[WHAT IS ASKED]: Quote only the lines from the line containing "Rebuild this chart" to the line containing "-7035, -6650, -6470];", with both of those lines included, please, exactly as written.

[ENTRIES]:
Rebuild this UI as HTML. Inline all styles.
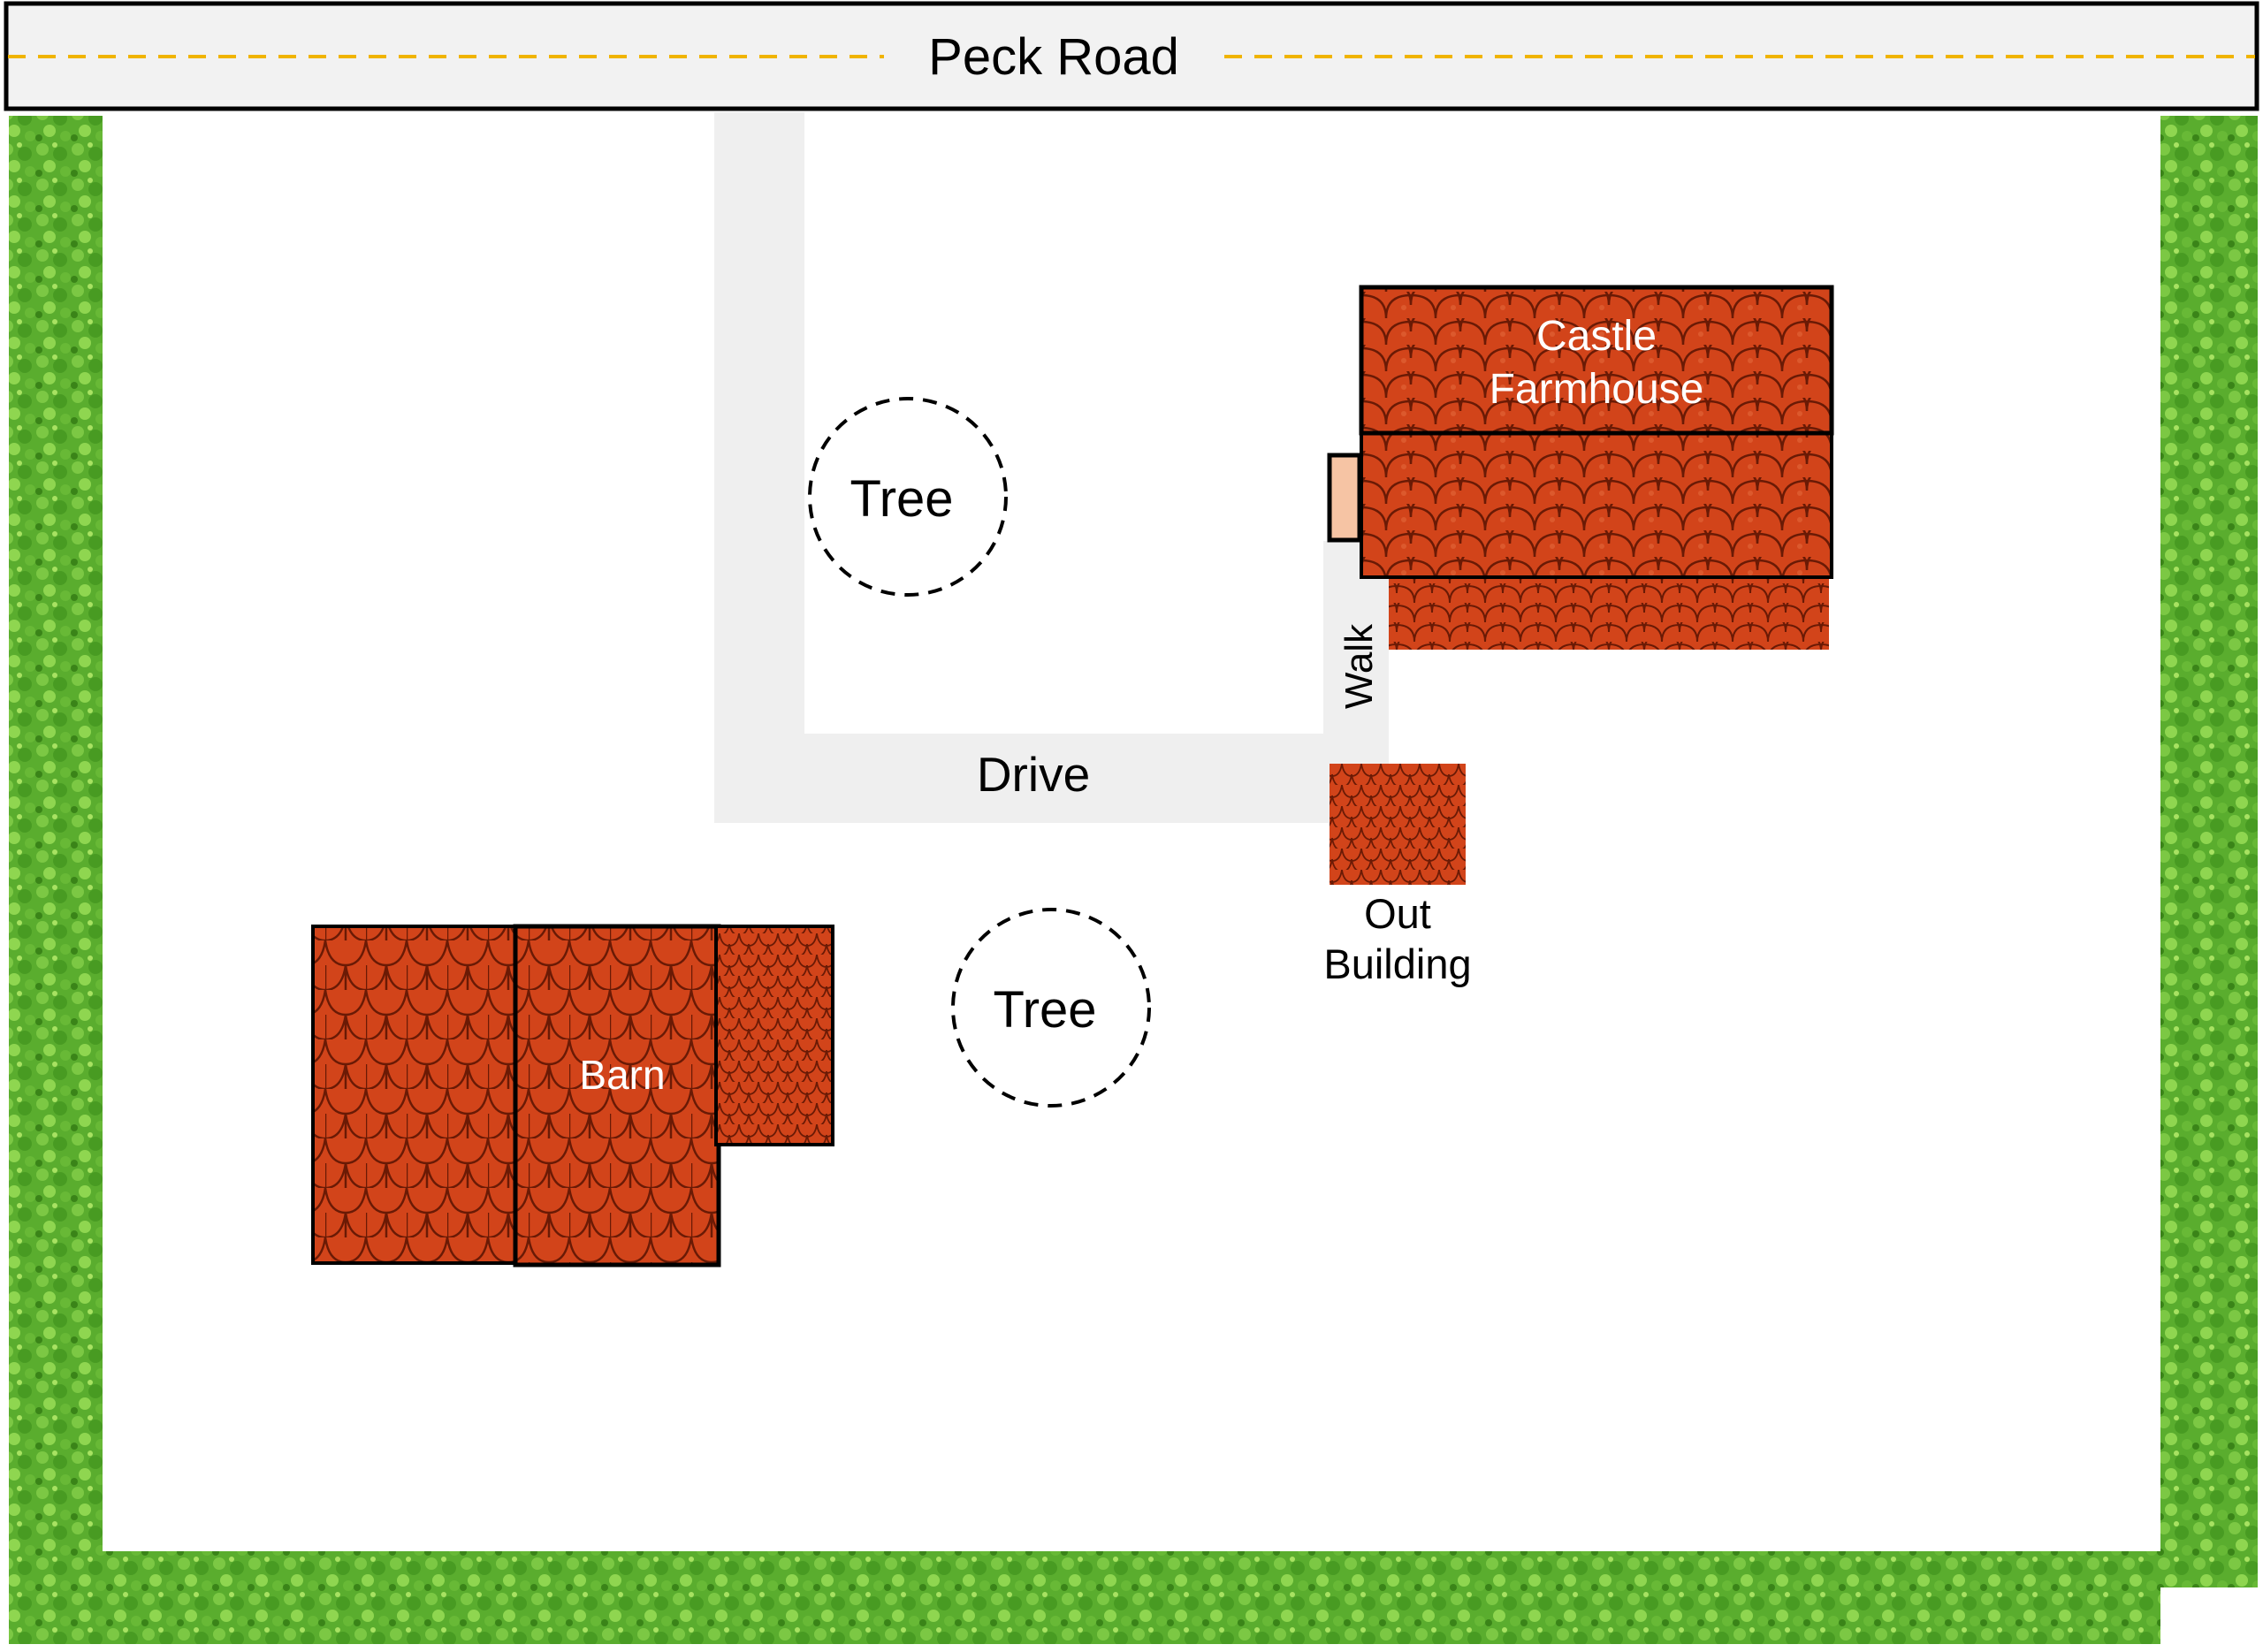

* * *

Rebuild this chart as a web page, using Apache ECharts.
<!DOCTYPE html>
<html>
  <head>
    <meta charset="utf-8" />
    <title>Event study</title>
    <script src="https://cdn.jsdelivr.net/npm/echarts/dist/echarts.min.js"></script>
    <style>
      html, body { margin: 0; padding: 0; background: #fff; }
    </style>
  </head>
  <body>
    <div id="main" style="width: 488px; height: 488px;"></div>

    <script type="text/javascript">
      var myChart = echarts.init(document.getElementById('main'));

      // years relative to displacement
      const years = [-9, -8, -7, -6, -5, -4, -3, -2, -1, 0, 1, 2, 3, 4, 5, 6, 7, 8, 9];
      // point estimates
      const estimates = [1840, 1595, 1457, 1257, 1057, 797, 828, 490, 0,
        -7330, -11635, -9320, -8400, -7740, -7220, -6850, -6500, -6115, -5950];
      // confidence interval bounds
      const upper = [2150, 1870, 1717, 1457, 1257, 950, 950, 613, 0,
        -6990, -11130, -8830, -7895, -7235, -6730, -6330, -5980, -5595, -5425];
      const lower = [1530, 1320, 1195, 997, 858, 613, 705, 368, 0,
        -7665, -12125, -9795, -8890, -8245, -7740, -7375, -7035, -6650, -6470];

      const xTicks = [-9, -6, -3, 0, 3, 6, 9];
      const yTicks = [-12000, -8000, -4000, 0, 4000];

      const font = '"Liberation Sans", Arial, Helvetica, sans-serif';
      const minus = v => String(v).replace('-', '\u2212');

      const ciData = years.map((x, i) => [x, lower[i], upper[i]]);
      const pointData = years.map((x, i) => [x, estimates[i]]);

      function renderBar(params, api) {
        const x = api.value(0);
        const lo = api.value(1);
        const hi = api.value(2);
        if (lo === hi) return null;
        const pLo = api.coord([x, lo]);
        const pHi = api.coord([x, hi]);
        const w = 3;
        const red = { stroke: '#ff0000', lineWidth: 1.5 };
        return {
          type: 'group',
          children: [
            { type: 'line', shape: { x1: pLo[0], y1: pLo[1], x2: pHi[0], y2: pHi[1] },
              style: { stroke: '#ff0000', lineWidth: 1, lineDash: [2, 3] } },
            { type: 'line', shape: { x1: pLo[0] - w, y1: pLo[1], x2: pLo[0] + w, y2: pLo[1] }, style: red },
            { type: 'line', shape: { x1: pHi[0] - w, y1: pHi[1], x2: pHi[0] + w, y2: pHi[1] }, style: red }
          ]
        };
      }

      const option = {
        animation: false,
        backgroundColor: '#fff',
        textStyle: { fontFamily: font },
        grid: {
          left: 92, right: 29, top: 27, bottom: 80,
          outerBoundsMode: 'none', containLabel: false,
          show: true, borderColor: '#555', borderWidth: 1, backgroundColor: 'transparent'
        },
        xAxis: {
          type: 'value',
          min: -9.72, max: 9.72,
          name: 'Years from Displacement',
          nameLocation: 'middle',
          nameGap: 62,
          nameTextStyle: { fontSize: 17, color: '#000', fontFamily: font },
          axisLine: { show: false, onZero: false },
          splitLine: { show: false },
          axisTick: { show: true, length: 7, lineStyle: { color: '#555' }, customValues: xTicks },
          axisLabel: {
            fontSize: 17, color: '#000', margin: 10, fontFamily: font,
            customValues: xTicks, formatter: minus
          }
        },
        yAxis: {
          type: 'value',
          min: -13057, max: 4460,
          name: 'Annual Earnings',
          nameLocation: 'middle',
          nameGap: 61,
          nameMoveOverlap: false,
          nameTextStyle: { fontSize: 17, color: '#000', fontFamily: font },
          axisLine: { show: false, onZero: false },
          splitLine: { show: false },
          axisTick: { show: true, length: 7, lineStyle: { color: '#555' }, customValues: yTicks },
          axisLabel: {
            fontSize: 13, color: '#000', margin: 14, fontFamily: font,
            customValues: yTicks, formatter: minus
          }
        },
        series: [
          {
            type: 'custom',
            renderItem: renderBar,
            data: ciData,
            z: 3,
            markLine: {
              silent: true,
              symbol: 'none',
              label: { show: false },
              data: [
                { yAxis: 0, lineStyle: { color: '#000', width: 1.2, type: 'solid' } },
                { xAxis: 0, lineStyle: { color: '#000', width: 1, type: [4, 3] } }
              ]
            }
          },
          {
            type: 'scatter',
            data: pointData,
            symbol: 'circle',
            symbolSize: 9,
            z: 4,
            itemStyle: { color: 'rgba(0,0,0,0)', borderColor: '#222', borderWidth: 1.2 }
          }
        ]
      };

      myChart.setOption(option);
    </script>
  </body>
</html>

[RESPONSE]:
Rebuild this chart as a web page, using Apache ECharts.
<!DOCTYPE html>
<html>
  <head>
    <meta charset="utf-8" />
    <title>Event study</title>
    <script src="https://cdn.jsdelivr.net/npm/echarts/dist/echarts.min.js"></script>
    <style>
      html, body { margin: 0; padding: 0; background: #fff; }
    </style>
  </head>
  <body>
    <div id="main" style="width: 488px; height: 488px;"></div>

    <script type="text/javascript">
      var myChart = echarts.init(document.getElementById('main'));

      // years relative to displacement
      const years = [-9, -8, -7, -6, -5, -4, -3, -2, -1, 0, 1, 2, 3, 4, 5, 6, 7, 8, 9];
      // point estimates
      const estimates = [1840, 1595, 1457, 1257, 1057, 797, 828, 490, 0,
        -7330, -11635, -9320, -8400, -7740, -7220, -6850, -6500, -6115, -5950];
      // confidence interval bounds
      const upper = [2150, 1870, 1717, 1457, 1257, 950, 950, 613, 0,
        -6990, -11130, -8830, -7895, -7235, -6730, -6330, -5980, -5595, -5425];
      const lower = [1530, 1320, 1195, 997, 858, 613, 705, 368, 0,
        -7665, -12125, -9795, -8890, -8245, -7740, -7375, -7035, -6650, -6470];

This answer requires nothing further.